Set down all of the data that follows word for word, without the images.
— Begin —
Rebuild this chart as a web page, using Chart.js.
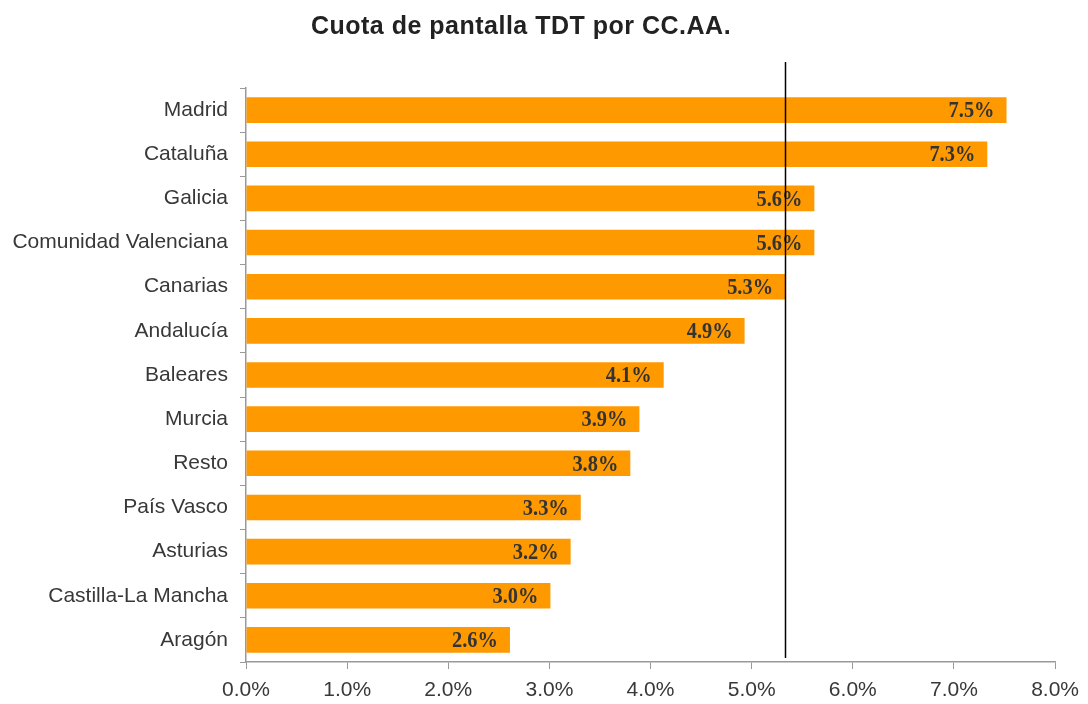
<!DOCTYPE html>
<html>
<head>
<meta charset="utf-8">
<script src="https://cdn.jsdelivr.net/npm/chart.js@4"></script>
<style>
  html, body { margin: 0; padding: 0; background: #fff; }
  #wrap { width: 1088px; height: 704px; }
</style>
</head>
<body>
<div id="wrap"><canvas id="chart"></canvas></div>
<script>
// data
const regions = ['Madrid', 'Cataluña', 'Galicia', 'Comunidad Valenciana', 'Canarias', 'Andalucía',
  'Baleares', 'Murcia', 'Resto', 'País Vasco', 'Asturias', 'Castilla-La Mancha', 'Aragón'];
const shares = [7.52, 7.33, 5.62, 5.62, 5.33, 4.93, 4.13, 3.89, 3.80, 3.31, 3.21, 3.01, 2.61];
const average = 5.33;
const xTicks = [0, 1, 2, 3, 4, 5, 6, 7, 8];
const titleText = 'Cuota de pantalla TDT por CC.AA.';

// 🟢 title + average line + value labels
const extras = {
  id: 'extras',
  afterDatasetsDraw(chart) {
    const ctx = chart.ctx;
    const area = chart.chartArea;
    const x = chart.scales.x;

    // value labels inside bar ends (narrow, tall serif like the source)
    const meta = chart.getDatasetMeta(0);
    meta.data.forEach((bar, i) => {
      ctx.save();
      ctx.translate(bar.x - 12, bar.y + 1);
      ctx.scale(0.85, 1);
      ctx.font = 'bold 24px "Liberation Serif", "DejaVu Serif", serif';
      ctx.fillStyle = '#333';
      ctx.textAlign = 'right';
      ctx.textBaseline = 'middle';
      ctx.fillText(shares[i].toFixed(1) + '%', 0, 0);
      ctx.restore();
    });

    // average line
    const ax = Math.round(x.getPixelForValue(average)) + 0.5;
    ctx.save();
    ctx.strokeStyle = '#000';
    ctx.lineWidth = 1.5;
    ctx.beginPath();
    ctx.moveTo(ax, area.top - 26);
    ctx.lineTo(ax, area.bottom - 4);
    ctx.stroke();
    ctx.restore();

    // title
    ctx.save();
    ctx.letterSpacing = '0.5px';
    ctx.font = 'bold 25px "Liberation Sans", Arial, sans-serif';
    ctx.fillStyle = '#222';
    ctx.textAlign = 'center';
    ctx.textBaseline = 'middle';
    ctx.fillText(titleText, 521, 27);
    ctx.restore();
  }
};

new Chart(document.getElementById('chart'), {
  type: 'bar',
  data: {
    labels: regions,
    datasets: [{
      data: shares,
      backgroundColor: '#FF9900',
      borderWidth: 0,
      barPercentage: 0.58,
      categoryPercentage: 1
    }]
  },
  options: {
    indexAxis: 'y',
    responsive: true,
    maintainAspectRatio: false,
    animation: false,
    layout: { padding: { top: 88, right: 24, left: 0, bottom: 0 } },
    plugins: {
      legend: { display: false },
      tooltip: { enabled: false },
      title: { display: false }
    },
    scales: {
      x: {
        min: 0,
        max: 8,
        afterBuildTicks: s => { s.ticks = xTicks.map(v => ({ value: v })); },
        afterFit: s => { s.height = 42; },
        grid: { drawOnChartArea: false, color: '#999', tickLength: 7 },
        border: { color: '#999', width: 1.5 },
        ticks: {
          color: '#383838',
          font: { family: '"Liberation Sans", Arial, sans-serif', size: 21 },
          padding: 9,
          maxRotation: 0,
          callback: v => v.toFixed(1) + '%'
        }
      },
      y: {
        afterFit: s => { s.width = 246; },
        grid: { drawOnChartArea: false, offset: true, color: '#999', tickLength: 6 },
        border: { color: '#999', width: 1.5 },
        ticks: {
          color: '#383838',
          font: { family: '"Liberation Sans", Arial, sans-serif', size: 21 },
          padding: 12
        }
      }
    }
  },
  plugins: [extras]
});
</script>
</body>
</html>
— End —
TASK OUTPUT -
Rebuild this chart as a web page, using Chart.js.
<!DOCTYPE html>
<html>
<head>
<meta charset="utf-8">
<script src="https://cdn.jsdelivr.net/npm/chart.js@4"></script>
<style>
  html, body { margin: 0; padding: 0; background: #fff; }
  #wrap { width: 1088px; height: 704px; }
</style>
</head>
<body>
<div id="wrap"><canvas id="chart"></canvas></div>
<script>
// data
const regions = ['Madrid', 'Cataluña', 'Galicia', 'Comunidad Valenciana', 'Canarias', 'Andalucía',
  'Baleares', 'Murcia', 'Resto', 'País Vasco', 'Asturias', 'Castilla-La Mancha', 'Aragón'];
const shares = [7.52, 7.33, 5.62, 5.62, 5.33, 4.93, 4.13, 3.89, 3.80, 3.31, 3.21, 3.01, 2.61];
const average = 5.33;
const xTicks = [0, 1, 2, 3, 4, 5, 6, 7, 8];
const titleText = 'Cuota de pantalla TDT por CC.AA.';

// 🟢 title + average line + value labels
const extras = {
  id: 'extras',
  afterDatasetsDraw(chart) {
    const ctx = chart.ctx;
    const area = chart.chartArea;
    const x = chart.scales.x;

    // value labels inside bar ends (narrow, tall serif like the source)
    const meta = chart.getDatasetMeta(0);
    meta.data.forEach((bar, i) => {
      ctx.save();
      ctx.translate(bar.x - 12, bar.y + 1);
      ctx.scale(0.85, 1);
      ctx.font = 'bold 24px "Liberation Serif", "DejaVu Serif", serif';
      ctx.fillStyle = '#333';
      ctx.textAlign = 'right';
      ctx.textBaseline = 'middle';
      ctx.fillText(shares[i].toFixed(1) + '%', 0, 0);
      ctx.restore();
    });

    // average line
    const ax = Math.round(x.getPixelForValue(average)) + 0.5;
    ctx.save();
    ctx.strokeStyle = '#000';
    ctx.lineWidth = 1.5;
    ctx.beginPath();
    ctx.moveTo(ax, area.top - 26);
    ctx.lineTo(ax, area.bottom - 4);
    ctx.stroke();
    ctx.restore();

    // title
    ctx.save();
    ctx.letterSpacing = '0.5px';
    ctx.font = 'bold 25px "Liberation Sans", Arial, sans-serif';
    ctx.fillStyle = '#222';
    ctx.textAlign = 'center';
    ctx.textBaseline = 'middle';
    ctx.fillText(titleText, 521, 27);
    ctx.restore();
  }
};

new Chart(document.getElementById('chart'), {
  type: 'bar',
  data: {
    labels: regions,
    datasets: [{
      data: shares,
      backgroundColor: '#FF9900',
      borderWidth: 0,
      barPercentage: 0.58,
      categoryPercentage: 1
    }]
  },
  options: {
    indexAxis: 'y',
    responsive: true,
    maintainAspectRatio: false,
    animation: false,
    layout: { padding: { top: 88, right: 24, left: 0, bottom: 0 } },
    plugins: {
      legend: { display: false },
      tooltip: { enabled: false },
      title: { display: false }
    },
    scales: {
      x: {
        min: 0,
        max: 8,
        afterBuildTicks: s => { s.ticks = xTicks.map(v => ({ value: v })); },
        afterFit: s => { s.height = 42; },
        grid: { drawOnChartArea: false, color: '#999', tickLength: 7 },
        border: { color: '#999', width: 1.5 },
        ticks: {
          color: '#383838',
          font: { family: '"Liberation Sans", Arial, sans-serif', size: 21 },
          padding: 9,
          maxRotation: 0,
          callback: v => v.toFixed(1) + '%'
        }
      },
      y: {
        afterFit: s => { s.width = 246; },
        grid: { drawOnChartArea: false, offset: true, color: '#999', tickLength: 6 },
        border: { color: '#999', width: 1.5 },
        ticks: {
          color: '#383838',
          font: { family: '"Liberation Sans", Arial, sans-serif', size: 21 },
          padding: 12
        }
      }
    }
  },
  plugins: [extras]
});
</script>
</body>
</html>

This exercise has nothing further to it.